Należąca do gdańskiej spółki Amber Gold linia lotnicza chce podbić polskie niebo. Przewoźnik poinformował, że uruchomi siatkę nowych tras, które połączą aż 9 polskich miast. Spółka zdecydowała się też utworzyć dwie bazy - w Gdańsku i Warszawie. W tej chwili OLT Express nie rozważa wejścia na lotnisko w Modlinie.
Nowe połączenia obejmują siedem tras z Gdańska, sześć z Poznania, pięć z Wrocławia, cztery z Warszawy, po trzy z Krakowa, Poznania i Szczecina, dwie z Łodzi i jedną z Rzeszowa.
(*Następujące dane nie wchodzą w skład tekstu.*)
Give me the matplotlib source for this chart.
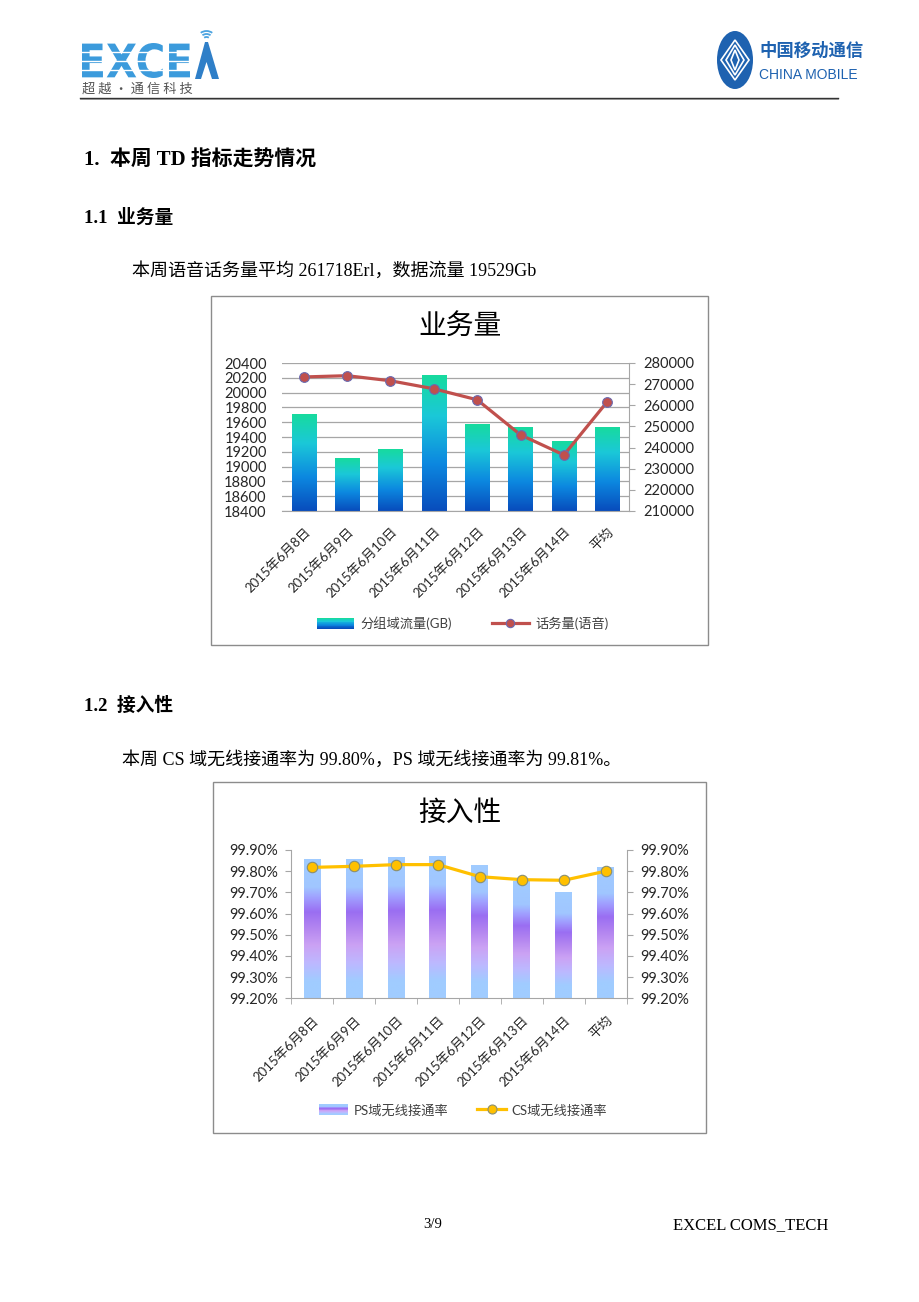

Dzięki temu linia będzie miała 17 połączeń. Loty ze wszystkich 9 miast mają się odbywać codziennie, regularnie rano i wieczorem.
Połączenia przesiadkowe mają być tak zgrane, by możliwe były szybkie przesiadki do innych portów: z Gdańska z przesiadką do Rzeszowa, ze Szczecina z przesiadką do Katowic, Krakowa, Rzeszowa i Wrocławia, cze z Wrocławia z przesiadką do Rzeszowa i Szczecina.
OLT będzie używać Airbusów 320 i Aibusów 319. To, jak na trasy krajowe, bardzo pojemne maszyny. W tej chwili spółka ma zakontraktowanych 8 samolotów tego typu (tyle według zapowiedzi będzie latało od kwietnia). Do końca roku planuje mieć 12 maszyn tego typu.
Drugim typem samolotu latającego w barwach OLT będzie ATR. W tej chwili spółka ma dwa samoloty ATR-42, a na wiosnę doda pięć ATR-72, by pod koniec roku dysponować już dwunastoma maszynami tego typu.